The watershed around Bristol Bay supports the largest salmon sockeye fishery in the world, according to the EPA, with an average run size of more than 1.3 million. It also supports a 160,000 average run size of chinook salmon, the assessment determined.
The bay is teeming with all five Pacific salmon species. The EPA’s assessment determined a large-scale mining operation would cause losses to spawning and rearing habitat for multiple species of fish and would diminish wetlands and habitat.
Veerhusen and Blakey, another member of Commercial Fishermen for Bristol Bay, spoke to the crowd about implementing specific policy to protect the region and putting pressure on politicians and the Obama administration.
The group is urging the EPA to take authority on the issue and enact a 404(c), a pre-emptive move that would veto permits and applications for the Pebble Mine.

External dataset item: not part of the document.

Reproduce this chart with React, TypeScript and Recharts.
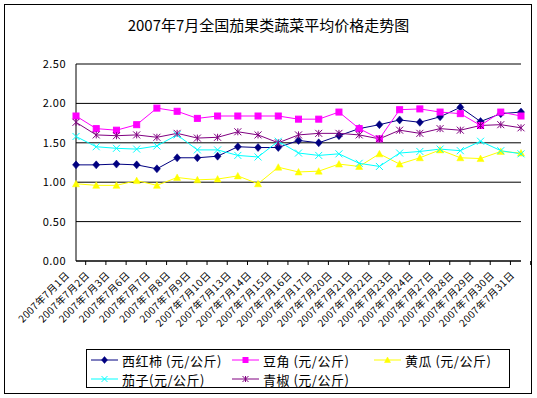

“We are requesting this pre-emptive 404(c) because this is a creating a chilling effect on the economy up in Bristol Bay right now,” said Veerhusen. “This is creating uncertainty for a business that is currently thriving.”
“Politicians for the most part won’t listen to a long-term philosophical story about how in the future we’re going to need more fish and more clean water,” said Blakey. “Our job is to consolidate that idea that the fish are more valuable into a package that politicians can understand and agree with.”
The group is targeting specific politicians in districts with stakeholders and contacting those affected to make their voices heard.
“We want to put pressure on the administration and the EPA,” said Blakey.
The EPA assessment was up for public comment until July 2012. It then went into a peer-review process and a final assessment will be released later this year, said Veerhusen.
Friday’s poetry reading at Clemente’s Restaurant was part of a silent auction, with proceeds going to opposition efforts. The restaurant donated 15 percent of sales to Trout Unlimited, a nonprofit organization fighting to keep mining out of the region.